Dataset records
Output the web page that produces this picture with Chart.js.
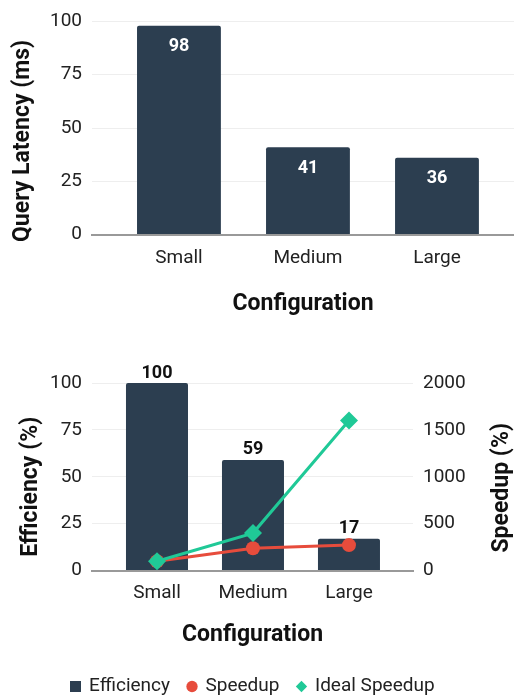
<!DOCTYPE html>
<html>
<head>
<meta charset="utf-8">
<script src="https://cdn.jsdelivr.net/npm/chart.js@4"></script>
<style>
  html, body { margin: 0; padding: 0; background: #fff; overflow: hidden; width: 514px; height: 695px; }
  .box { position: absolute; left: 0; width: 514px; }
  #b1 { top: 0; height: 322px; }
  #b2 { top: 350px; height: 356px; }
</style>
</head>
<body>
<div class="box" id="b1"><canvas id="c1"></canvas></div>
<div class="box" id="b2"><canvas id="c2"></canvas></div>
<script>
const categories = ['Small', 'Medium', 'Large'];
const latencyMs = [98, 41, 36];
const efficiencyPct = [100, 59, 17];
const speedupPct = [100, 239, 272];
const idealSpeedupPct = [100, 400, 1600];
const latencyTicks = [0, 25, 50, 75, 100];
const efficiencyTicks = [0, 25, 50, 75, 100];
const speedupTicks = [0, 500, 1000, 1500, 2000];

const positions = categories.map((_, i) => i);
const BAR = '#2c3e50', RED = '#e74c3c', GREEN = '#20c997';
const TXT = '#222';
const TITLE_FONT = 'bold 23px Roboto';

Chart.defaults.font.family = 'Roboto';
Chart.defaults.color = TXT;
Chart.defaults.animation = false;

const catTicks = axis => { axis.ticks = positions.map(v => ({ value: v })); };

// square legend marker for the bar series
const sq = document.createElement('canvas');
sq.width = 11; sq.height = 11;
(function () { const c = sq.getContext('2d'); c.fillStyle = BAR; c.fillRect(0, 0, 11, 11); })();

function barLabelPlugin(id, offset, color) {
  return {
    id,
    afterDatasetsDraw(chart) {
      const ctx = chart.ctx;
      chart.data.datasets.forEach((ds, di) => {
        if (ds.type && ds.type !== 'bar') return;
        const meta = chart.getDatasetMeta(di);
        meta.data.forEach((el, i) => {
          ctx.save();
          ctx.font = 'bold 18px Roboto';
          ctx.fillStyle = color;
          ctx.textAlign = 'center';
          ctx.textBaseline = 'middle';
          ctx.fillText(String(ds.data[i]), el.x, el.y + offset);
          ctx.restore();
        });
      });
    }
  };
}

// vertical axis titles, reading bottom-to-top, placed beside their scale
function yTitlesPlugin(id, items) {
  return {
    id,
    afterDraw(chart) {
      const ctx = chart.ctx;
      const ca = chart.chartArea;
      items.forEach(it => {
        const sc = chart.scales[it.scale];
        const x = it.side === 'left' ? sc.left + it.inset : sc.right - it.inset;
        const y = (ca.top + ca.bottom) / 2 + it.shift;
        ctx.save();
        ctx.translate(x, y);
        ctx.rotate(-Math.PI / 2);
        ctx.font = TITLE_FONT;
        ctx.fillStyle = '#111';
        ctx.textAlign = 'center';
        ctx.textBaseline = 'middle';
        ctx.fillText(it.text, 0, 0);
        ctx.restore();
      });
    }
  };
}

new Chart(document.getElementById('c1'), {
  type: 'bar',
  data: {
    labels: positions,
    datasets: [{
      label: 'Query Latency',
      data: latencyMs,
      backgroundColor: BAR,
      borderRadius: 2,
      barPercentage: 0.65,
      categoryPercentage: 1
    }]
  },
  options: {
    responsive: true,
    maintainAspectRatio: false,
    layout: { padding: { top: 20, right: 0, left: 0, bottom: 0 } },
    plugins: { legend: { display: false }, tooltip: { enabled: false } },
    scales: {
      x: {
        type: 'linear',
        offset: false,
        min: -0.674, max: 2.597,
        grid: { display: false, offset: false, drawTicks: false },
        border: { display: true, color: '#999', width: 2 },
        afterBuildTicks: catTicks,
        ticks: { autoSkip: false, padding: 12, font: { size: 19 }, color: TXT,
          callback: v => categories[v] },
        title: { display: true, text: 'Configuration', font: { size: 23, weight: 'bold' }, color: '#111',
          padding: { top: 9, bottom: 4 } }
      },
      y: {
        min: 0, max: 100,
        afterFit: s => { s.width = 92; },
        afterBuildTicks: axis => { axis.ticks = latencyTicks.map(v => ({ value: v })); },
        grid: { color: '#eeeeee', drawTicks: false },
        border: { display: false },
        ticks: { padding: 10, font: { size: 19 }, color: TXT },
        title: { display: false }
      }
    }
  },
  plugins: [
    barLabelPlugin('lbl1', 21, '#ffffff'),
    yTitlesPlugin('yt1', [{ scale: 'y', side: 'left', inset: 23, shift: 13, text: 'Query Latency (ms)' }])
  ]
});

new Chart(document.getElementById('c2'), {
  type: 'bar',
  data: {
    labels: positions,
    datasets: [
      {
        type: 'bar',
        label: 'Efficiency',
        data: efficiencyPct,
        backgroundColor: BAR,
        borderRadius: 2,
        barPercentage: 0.646,
        categoryPercentage: 1,
        yAxisID: 'y',
        order: 3,
        pointStyle: sq
      },
      {
        type: 'line',
        label: 'Speedup',
        data: speedupPct,
        borderColor: RED,
        backgroundColor: RED,
        borderWidth: 3,
        pointStyle: 'circle',
        pointRadius: 7,
        pointBorderWidth: 0,
        yAxisID: 'y1',
        order: 2
      },
      {
        type: 'line',
        label: 'Ideal Speedup',
        data: idealSpeedupPct,
        borderColor: GREEN,
        backgroundColor: GREEN,
        borderWidth: 3,
        pointStyle: 'rectRot',
        pointRadius: 9,
        pointBorderWidth: 0,
        yAxisID: 'y1',
        order: 1
      }
    ]
  },
  options: {
    responsive: true,
    maintainAspectRatio: false,
    layout: { padding: { top: 33, right: 8, left: 0, bottom: 0 } },
    plugins: {
      tooltip: { enabled: false },
      legend: {
        position: 'bottom',
        labels: {
          usePointStyle: true,
          boxWidth: 8, boxHeight: 8,
          padding: 18,
          font: { size: 19 },
          color: TXT,
          sort: (a, b) => a.datasetIndex - b.datasetIndex
        }
      }
    },
    scales: {
      x: {
        type: 'linear',
        offset: false,
        min: -0.677, max: 2.667,
        grid: { display: false, offset: false, drawTicks: false },
        border: { display: true, color: '#999', width: 2 },
        afterBuildTicks: catTicks,
        ticks: { autoSkip: false, padding: 11, font: { size: 19 }, color: TXT,
          callback: v => categories[v] },
        title: { display: true, text: 'Configuration', font: { size: 23, weight: 'bold' }, color: '#111',
          padding: { top: 6, bottom: 10 } }
      },
      y: {
        position: 'left',
        min: 0, max: 100,
        afterFit: s => { s.width = 92; },
        afterBuildTicks: axis => { axis.ticks = efficiencyTicks.map(v => ({ value: v })); },
        grid: { color: '#eeeeee', drawTicks: false },
        border: { display: false },
        ticks: { padding: 10, font: { size: 19 }, color: TXT },
        title: { display: false }
      },
      y1: {
        position: 'right',
        min: 0, max: 2000,
        afterFit: s => { s.width = 93; },
        afterBuildTicks: axis => { axis.ticks = speedupTicks.map(v => ({ value: v })); },
        grid: { display: false, drawTicks: false },
        border: { display: false },
        ticks: { padding: 10, font: { size: 19 }, color: TXT, callback: v => String(v) },
        title: { display: false }
      }
    }
  },
  plugins: [
    barLabelPlugin('lbl2', -10, '#111'),
    yTitlesPlugin('yt2', [
      { scale: 'y', side: 'left', inset: 31, shift: 10, text: 'Efficiency (%)' },
      { scale: 'y1', side: 'right', inset: 4, shift: 11, text: 'Speedup (%)' }
    ])
  ]
});
</script>
</body>
</html>
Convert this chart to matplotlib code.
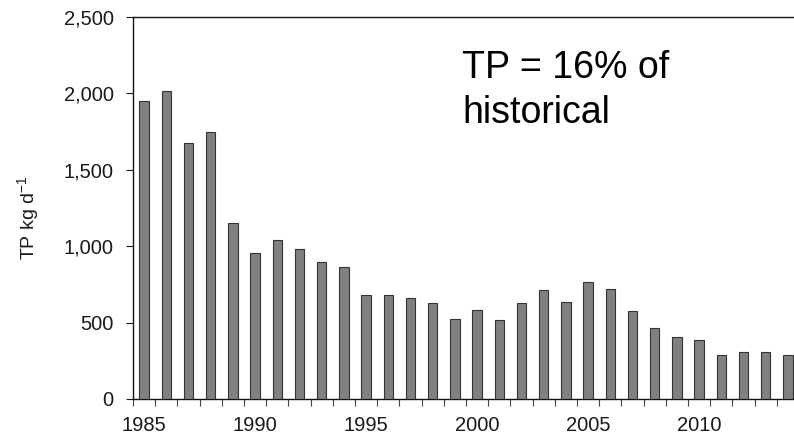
import matplotlib
matplotlib.use("Agg")
import matplotlib.pyplot as plt
from matplotlib.ticker import FuncFormatter, FixedLocator

years = list(range(1985, 2015))
tp_load = [1950, 2015, 1675, 1745, 1152, 955, 1043, 984, 899, 866,
           681, 681, 663, 626, 526, 582, 515, 626, 713, 637,
           768, 718, 576, 465, 406, 388, 290, 308, 308, 286]
year_labels = [1985, 1990, 1995, 2000, 2005, 2010]
y_ticks = [0, 500, 1000, 1500, 2000, 2500]

plt.rcParams['font.family'] = ['Liberation Sans', 'DejaVu Sans']
plt.rcParams['mathtext.fontset'] = 'custom'
plt.rcParams['mathtext.rm'] = 'Liberation Sans'
plt.rcParams['mathtext.it'] = 'Liberation Sans'

fig = plt.figure(figsize=(7.94, 4.38), dpi=100)
W, H = 794, 438
left_px, right_px, top_px, bot_px = 133, 799, 17, 399
ax = fig.add_axes([left_px / W, 1 - bot_px / H, (right_px - left_px) / W, (bot_px - top_px) / H])

idx = list(range(len(years)))
ax.bar(idx, tp_load, width=0.43, color='#808080', edgecolor='#333333', linewidth=0.8, zorder=3)

ax.set_xlim(-0.5, len(years) - 0.5)
ax.set_ylim(0, 2500)
ax.set_yticks(y_ticks)
ax.yaxis.set_major_formatter(FuncFormatter(lambda v, p: f"{int(v):,}"))

ax.xaxis.set_major_locator(FixedLocator([years.index(y) for y in year_labels]))
ax.set_xticklabels([str(y) for y in year_labels])
ax.xaxis.set_minor_locator(FixedLocator([i - 0.5 for i in range(len(years) + 1)]))
ax.tick_params(axis='x', which='major', length=0, pad=12, labelsize=14.5, colors='#1a1a1a')
ax.tick_params(axis='x', which='minor', length=5, width=0.8, color='#444444')
ax.tick_params(axis='y', which='major', length=5, width=0.8, pad=9, labelsize=14.5, colors='#1a1a1a')

for s in ['left', 'bottom', 'top']:
    ax.spines[s].set_linewidth(1.0)
    ax.spines[s].set_color('#111111')
ax.spines['right'].set_visible(False)

ax.set_ylabel(r'TP kg d$\mathregular{^{-1}}$', fontsize=14, color='#1a1a1a')
ax.yaxis.set_label_coords(-0.138, 0.475)

ax.text(0.494, 0.840, 'TP = 16% of', transform=ax.transAxes,
        fontsize=27, ha='left', va='baseline', color='black')
ax.text(0.494, 0.7225, 'historical', transform=ax.transAxes,
        fontsize=27, ha='left', va='baseline', color='black')

fig.savefig('out.png', dpi=100)
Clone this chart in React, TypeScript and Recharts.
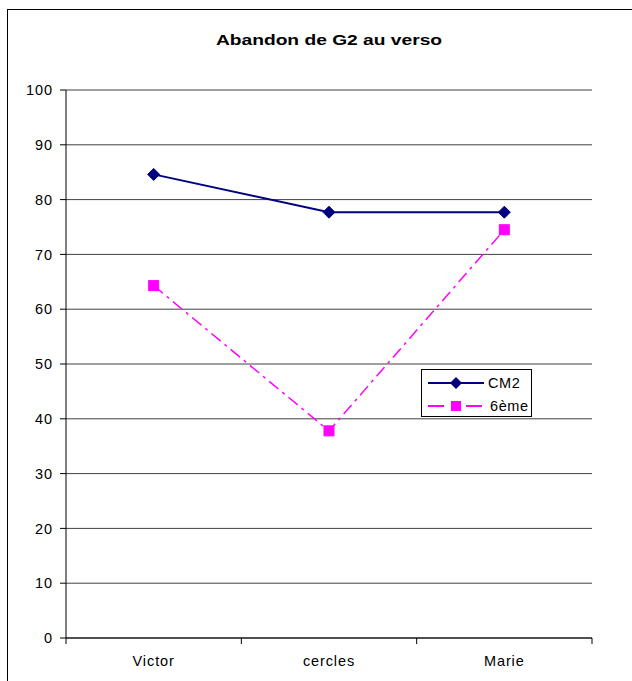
import React from 'react';
import { LineChart, Line, XAxis, YAxis, CartesianGrid, Legend } from 'recharts';

const categories = ['Victor', 'cercles', 'Marie'];
const cm2Values = [84.6, 77.7, 77.7];
const sixiemeValues = [64.3, 37.8, 74.5];
const yTicks = [0, 10, 20, 30, 40, 50, 60, 70, 80, 90, 100];

const data = categories.map((c, i) => ({ name: c, CM2: cm2Values[i], six: sixiemeValues[i] }));

const FONT = '"Liberation Sans", Arial, sans-serif';

const Diamond = (props: any) => {
  const { cx, cy } = props;
  if (cx == null || cy == null) return null;
  const r = 6;
  return <path d={`M${cx},${cy - r}L${cx + r},${cy}L${cx},${cy + r}L${cx - r},${cy}Z`} fill="#000080" stroke="#000080" />;
};

const Square = (props: any) => {
  const { cx, cy } = props;
  if (cx == null || cy == null) return null;
  const s = 5;
  return <rect x={cx - s} y={cy - s} width={2 * s} height={2 * s} fill="#FF00FF" stroke="#FF00FF" />;
};

const CategoryTick = (props: any) => {
  const { x, y, payload, index, width, visibleTicksCount } = props;
  const half = payload && payload.offset ? payload.offset : width / (visibleTicksCount || 3) / 2;
  return (
    <g>
      <line x1={x + half} y1={y - 2} x2={x + half} y2={y + 4} stroke="#000" />
      {index === 0 ? <line x1={x - half} y1={y - 2} x2={x - half} y2={y + 4} stroke="#000" /> : null}
      <text x={x} y={y + 26} textAnchor="middle" fontSize={14.5} fontFamily={FONT} fill="#000" letterSpacing={0.9}>
        {payload.value}
      </text>
    </g>
  );
};

const LegendContent = () => (
  <svg width={111} height={48} style={{ display: 'block' }}>
    <line x1={6} y1={13} x2={62} y2={13} stroke="#000080" strokeWidth={2} />
    <path d="M34,7L40,13L34,19L28,13Z" fill="#000080" />
    <text x={66} y={18} fontSize={14.5} fontFamily={FONT} fill="#000" letterSpacing={0.6}>CM2</text>
    <line x1={6} y1={36} x2={62} y2={36} stroke="#FF00FF" strokeWidth={2} strokeDasharray="16 8 6 8" />
    <rect x={29} y={31} width={10} height={10} fill="#FF00FF" />
    <text x={68} y={41} fontSize={14.5} fontFamily={FONT} fill="#000" letterSpacing={0.6}>6ème</text>
  </svg>
);

export default function App() {
  return (
    <div style={{ position: 'absolute', left: 0, top: 0, width: 632, height: 681, overflow: 'hidden', background: '#fff' }}>
      <div style={{ position: 'absolute', left: 7, top: 9, width: 700, height: 700, border: '1px solid #000', boxSizing: 'border-box' }} />
      <div style={{ position: 'absolute', left: 66, width: 526, top: 31, textAlign: 'center', fontFamily: FONT, fontWeight: 'bold', fontSize: 15, color: '#000', transform: 'scaleX(1.28)' }}>
        Abandon de G2 au verso
      </div>
      <div style={{ position: 'absolute', left: 0, top: 0 }}>
        <LineChart width={632} height={681} data={data} margin={{ top: 90, right: 40, bottom: 13, left: 14 }}>
          <CartesianGrid vertical={false} stroke="#404040" />
          <XAxis dataKey="name" scale="band" height={30} stroke="#000" tickLine={false} tickSize={0}
            tick={<CategoryTick />} interval={0} />
          <YAxis domain={[0, 100]} ticks={yTicks} width={52} stroke="#000" tickSize={6} tickMargin={7}
            tick={{ fontSize: 14.5, fontFamily: FONT, fill: '#000', letterSpacing: 0.9 }} interval={0} />
          <YAxis yAxisId="r" orientation="right" width={0} stroke="#808080" tick={false} tickLine={false} />
          <Legend content={LegendContent} layout="vertical" align="center" verticalAlign="middle"
            wrapperStyle={{ position: 'absolute', left: 421, top: 369, width: 111, height: 48, border: '1px solid #000', background: '#fff', boxSizing: 'border-box' }} />
          <Line dataKey="CM2" stroke="#000080" strokeWidth={2} dot={<Diamond />} activeDot={false} isAnimationActive={false} />
          <Line dataKey="six" name="6ème" stroke="#FF00FF" strokeWidth={1.5} strokeDasharray="12 5 3 5" dot={<Square />} activeDot={false} isAnimationActive={false} />
        </LineChart>
      </div>
    </div>
  );
}
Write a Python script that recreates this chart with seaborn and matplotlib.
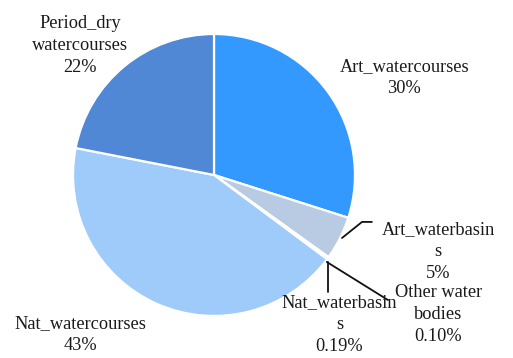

# Written request
Exactly reproduce the run of lines from the start of the listing through the line with "const speedupTicks = [0, 500, 1000, 1500, 2000];", inclusive; pictures are not copied.

# Answer in full
Output the web page that produces this picture with Chart.js.
<!DOCTYPE html>
<html>
<head>
<meta charset="utf-8">
<script src="https://cdn.jsdelivr.net/npm/chart.js@4"></script>
<style>
  html, body { margin: 0; padding: 0; background: #fff; overflow: hidden; width: 514px; height: 695px; }
  .box { position: absolute; left: 0; width: 514px; }
  #b1 { top: 0; height: 322px; }
  #b2 { top: 350px; height: 356px; }
</style>
</head>
<body>
<div class="box" id="b1"><canvas id="c1"></canvas></div>
<div class="box" id="b2"><canvas id="c2"></canvas></div>
<script>
const categories = ['Small', 'Medium', 'Large'];
const latencyMs = [98, 41, 36];
const efficiencyPct = [100, 59, 17];
const speedupPct = [100, 239, 272];
const idealSpeedupPct = [100, 400, 1600];
const latencyTicks = [0, 25, 50, 75, 100];
const efficiencyTicks = [0, 25, 50, 75, 100];
const speedupTicks = [0, 500, 1000, 1500, 2000];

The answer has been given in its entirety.